Vivimos una gran paradoja. Nunca como hasta ahora el poder de los medios había sido tan importante. Y nunca como hasta ahora, los periodistas habían sido tan sumisos ni habían renunciado tanto a rebelarse contra el poder. ¿Cuál es el truco? Sencillamente haber creado un sistema laboral, de dependencia consumista, de cobardía que ha logrado la obediencia de los intelectuales y la neutralización del díscolo.

No es tan sencillo como limitarse de acusar a periodistas e intelectuales de cobardes. Son muchos elementos. Uno de ellos es la supervivencia laboral. Algunos son famosos y ricos, y sí les podemos acusar, como dijo Orson Welles, de “traicionar para salvar sus piscinas”, pero otros necesitan su trabajo sencillamente para sobrevivir. Otros se han dado cuenta de que disentir no es eficaz, su valentía se perderá en el tiempo, igual que lágrimas en la lluvia, como diría el replicante de Blade Runner.

Hasta aquí la reflexión material y pragmática, pero hay que recordar la que se está perdiendo en estos tiempos: La dignidad, el valor de haber hecho lo que exigía la conciencia y la coherencia. Algunos piensan que en esta vida dejarán un gran proyecto empresarial; otros, una familia que les quiere mucho; otros (los más afortunados), que se van a otra vida mejor. Pero algunos estamos convencidos de que lo mejor que dejaremos es la sensación de haber luchado por lo que creíamos. “Confieso que he luchado”, dijo el gran Marcelino Camacho.

Sin duda jugamos en terreno enemigo. Pero habría que pensar si lo tenemos difícil por las condiciones impuestas o porque son (no seré yo quien se considere mejor) pocos los valientes.

¿Qué pasaría si esos periodistas de un medio de comunicación miserable que hacen un paro cuando les congelan el sueldo o ven la posibilidad de un despido, se hubieran rebelado cuando en portada publicaban las mentiras de armas de destrucción masiva en Iraq, o cuando silenciaban casos de corrupción por órdenes de arriba, o cuando apoyaban con sus informaciones envíos de armas para la muerte y negaban la noticias con las opciones de diálogo?

¿O si los intelectuales o tertulianos que son eliminados de las televisiones por su valor no se contaran con los dedos de una mano, sino que fueran un centenar?

¿O si los valientes que firman un manifiesto digno fueran miles en lugar de decenas?

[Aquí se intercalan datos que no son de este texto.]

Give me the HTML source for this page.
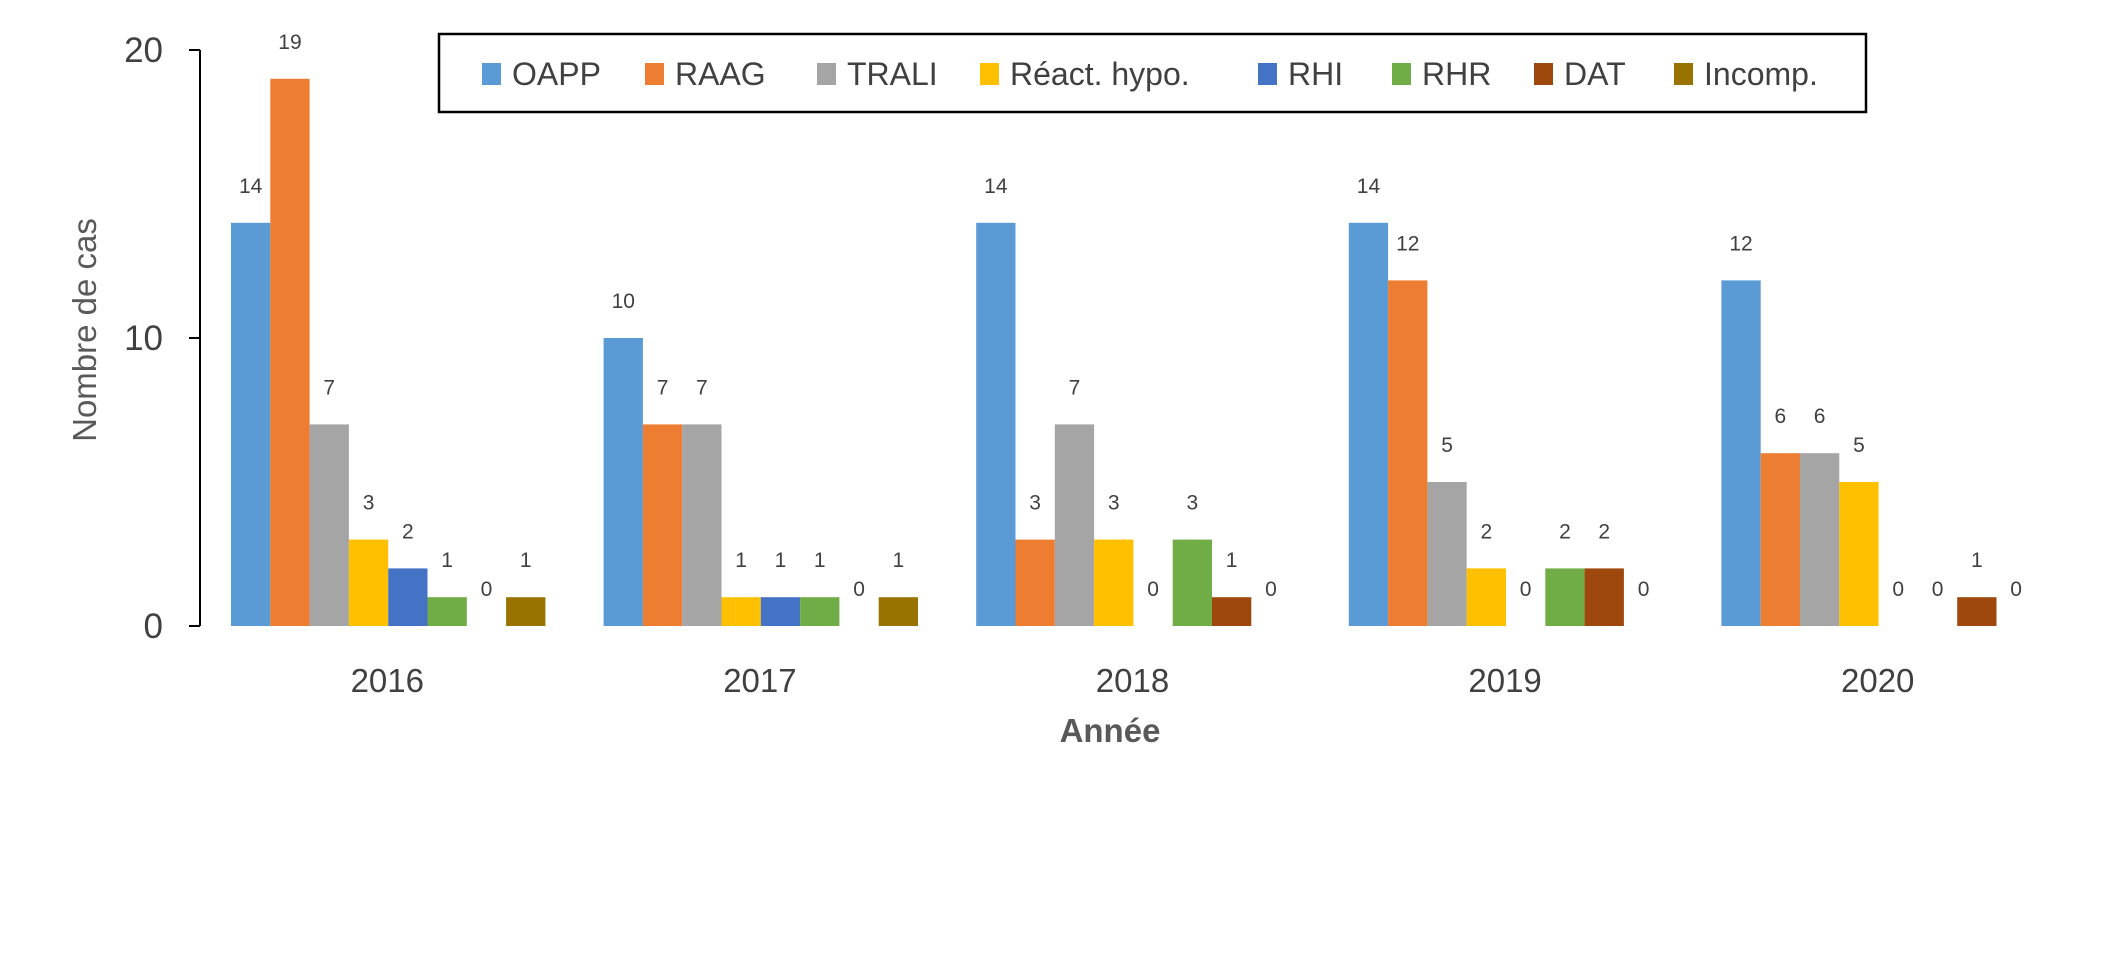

Es decir, si fueran muchos los que no traicionaran para mantener sus piscinas, ni tampoco sus habichuelas. Si tuviéramos memoria para recordar que la historia de la humanidad se ha forjado con el valor de hombres y mujeres que dieron su vida por mejorar el mundo y no se dejaron comprar por un plato de comida.

Tampoco estoy pidiendo dar la vida, ya lo dijo el subcomandante Marcos, la primera obligación de un guerrillero es que no te maten, pero al menos que en nuestra hambre mandemos nosotros. Como le dijo aquel jornalero andaluz al capataz que quería hacerle trabajar por una miseria.

Quizá va siendo hora de que los intelectuales y los periodistas vayamos aprendiendo de los jornaleros.